Yeni yıl dileklerimiz...
Bu yılın birinci haftasının sohbeti, ara sıra olduğu gibi yılın ilk gününe denk geldi. Ben de fırsat bu fırsattır diyerek, yeni yıl için dileklerimiz sıralayayım dedim.
Geçen haftaki sohbetimizde, ihracatımızın ne kadar sürdürülebilir olduğu konusuna değinmiştim. Her ne kadar ihracatımız artış eğilimine girmiş ve geçmiş yılların performanslarını kıskandıracak seviyelere gelmekte ise de 71 bin ihracatçı arasından kesintisiz ihracat yapabilen firmalarımızın sayısının 10 bin civarında olması durup konuya biraz daha dikkatli bakmamızı gerektiriyor.
Geçen hafta, ihracatımızın sürdürülebilir olması konusunda biraz fikir beyan etmiştim. Bu fikirleri de “Bunun nedenleri arasında yeterli pazar bilgisine sahip olamama, gerekli finansmana erişememe, var olan müşteriyi elde tutamama, ihracat elemanlarının niteliklerinin yetersiz olması, ihracat işlemlerinde yapılan hatalar nedeniyle motivasyonun düşmesi, yanlış uygulamalar nedeniyle uğranılan zararların kötü örnek olması gibi belki daha onlarca satıra yükleyebileceğimiz nedenler bulunacaktır” diye belirtmiştim.
Bunların arasında yazmadığım ancak ihracat yapan veya yapmak isteyen birçok işletme sahibi ve yetkilisi dostlarımızın sıklıkla şikâyet ederek dile getirdiği bir konu da “Devletin cebinde akrep var.”

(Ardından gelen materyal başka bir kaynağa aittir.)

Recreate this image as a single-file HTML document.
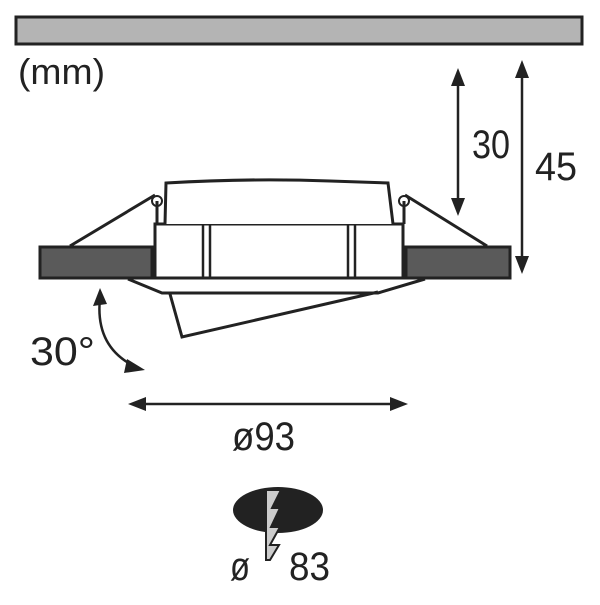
<!DOCTYPE html>
<html><head><style>body{margin:0;background:#fff}</style></head><body>
<svg width="600" height="600" viewBox="0 0 600 600" xmlns="http://www.w3.org/2000/svg" font-family="Liberation Sans, sans-serif">
<rect x="16" y="17" width="566" height="27" fill="#b4b4b4" stroke="#222" stroke-width="3"/>
<text x="18" y="84" font-size="36" fill="#222" textLength="87" lengthAdjust="spacingAndGlyphs">(mm)</text>
<g stroke="#222" stroke-width="3" fill="none">
<rect x="40" y="247" width="112" height="31" fill="#5a5a5a"/>
<rect x="406" y="247" width="104" height="31" fill="#5a5a5a"/>
<path d="M70 246 L155 195 M405 195 L487 246"/>
<rect x="155" y="224" width="248" height="54" fill="#fff"/>
<path d="M165 224 L166 183 Q250 178 330 181 L388 183 L393 224" fill="#fff"/>
<path d="M203 224 V278 M210 224 V278 M348 224 V278 M355 224 V278" stroke-width="2.5"/>
<circle cx="157" cy="201" r="5" fill="#fff" stroke-width="2"/>
<circle cx="404" cy="201" r="5" fill="#fff" stroke-width="2"/>
<path d="M157 201 V224 M404 201 V224"/>
<path d="M128 279 L162 293 L378 293 L425 279"/>
<path d="M170 294 L182 337 L378 292"/>
<path d="M458 78 V208 M522 70 V266" stroke-width="2.5"/>
<path d="M135 404 H400" stroke-width="2.5"/>
<path d="M132 365 Q95 345 100 298" stroke-width="2.5"/>
</g>
<g fill="#222">
<polygon points="458,68 451,86 465,86"/><polygon points="458,216 451,198 465,198"/>
<polygon points="522,60 515,78 529,78"/><polygon points="522,274 515,256 529,256"/>
<polygon points="128,404 146,397 146,411"/><polygon points="408,404 390,397 390,411"/>
<polygon points="100,288 93,306 107,304"/><polygon points="145,370 127,359 124,373"/>
</g>
<g font-size="40" fill="#222" lengthAdjust="spacingAndGlyphs">
<text x="472" y="158" textLength="38" lengthAdjust="spacingAndGlyphs">30</text>
<text x="535" y="180" textLength="42" lengthAdjust="spacingAndGlyphs">45</text>
<text x="30" y="365" textLength="65" lengthAdjust="spacingAndGlyphs">30°</text>
<text x="232" y="450" textLength="63" lengthAdjust="spacingAndGlyphs">ø93</text>
<text x="230" y="580" textLength="20" lengthAdjust="spacingAndGlyphs">ø</text>
<text x="289" y="580" textLength="41" lengthAdjust="spacingAndGlyphs">83</text>
</g>
<ellipse cx="278" cy="510" rx="45" ry="23" fill="#222"/>
<polygon points="266,490 281,490 272,508 280,508 271,527 280,527 270,545 279,545 270,560 266,560" fill="#ccc" stroke="#222" stroke-width="2"/>
</svg>
</body></html>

İhracatçılarımızın, daha fazla sayıda pazara erişebilmesi ve oralarda kalıcı olabilmeleri adına ihracata verilen devlet desteklerini yadsımak mümkün değil. Doğru destekler veriliyor ve hatta daha fazlasının verilmesi de düşünülüyor ve ara sıra hayata da geçiriliyor. Ancak ihracatçı penceresinden bakıldığında bu destekler maalesef sadece mevzuat olarak görülüyor.
Zira ihracat verilen devlet destekleri çok amma çok geç veriliyor. En çok şikâyet edilen fuar destekleri, başvurudan sonra ikinci yıl içerisine varabilen sürelerde ödeniyor.
Yeni yıl için dileklerimiz…
1. İhracattan doğan KDV alacaklarımızı lütfen bekletmeden ödeyiniz ve diğer KDV alacaklarının da kolaylıkla mahsuplaşılabilmesini ve geri ödenmesini sağlayınız.
2. İhracata verilen devlet desteklerinin, gerçekten destek olabilecekleri kadar kısa sürelerde ödenmesini sağlayınız.
3. Sıradan ihracatçı ile devletle ilişkileri daha iyi olan ihracatçılar arasında görüldüğü söylenen, bir kesime desteklerin daha hızlı ödenmesi farkını ortadan kaldırınız.
4. Verilen desteklerin, destek alan firmalara ne kadar katkıda bulunduğunun araştırmasını yapınız ve sonuçları ihracatçılarımızla paylaşınız. Bunu da sadece yapılan ihracat rakamları ile değil aynı zamanda firma içerisinde görülen değişmeleri de hesaba alarak yapınız.
5. İhracatçılarımız, işimiz var diye bilgilendirme toplantılarına, seminerlere, eğitimlere gitmekten geri durmayınız. İşiniz bitmeyecektir amma bu etkinlikler bitip gidecek ve oradan alabilecekleriniz elden kaçmış olacaktır.
6. Gerek devlet ve gerekse birlikler, odalar ve borsalar, ihracatçılara bilgi ve veri sağlamak için yaptıkları toplantılarda mevzuat okumayıp onu ihracatçımızın nasıl yararlanacağı açısından yorumlasınlar.
7. Bu toplantılarda, başarılı ihracatçılarımızı konuşturup, onlarla bilgi paylaşımını sağlasınlar.
8. Devletimiz, Dış Ticaret Meslek Yüksek Okulları’nın eğitim seviyelerinin, sektöre katkısı olabilecek insan yetiştirebilme seviyesine getirilmesine çalışmalıdır.
9. Bu okullarımızda başarılı ihracatçılarımızın, kısa sürelerle de olsa ders vermelerine olanak sağlanmalı ve sektörle okullar arasında bağlantı kurularak canlı tutulmalıdır.
10. Devletimiz hatırında tutsun, 71 bin ihracatçının sadece 1.000 tanesi ihracatımızın %40’ını yapıyor. Geri kalan 70 bin tanesini sürdürülebilir bir ihracat çabasına katabilirseniz sonuç ne olur?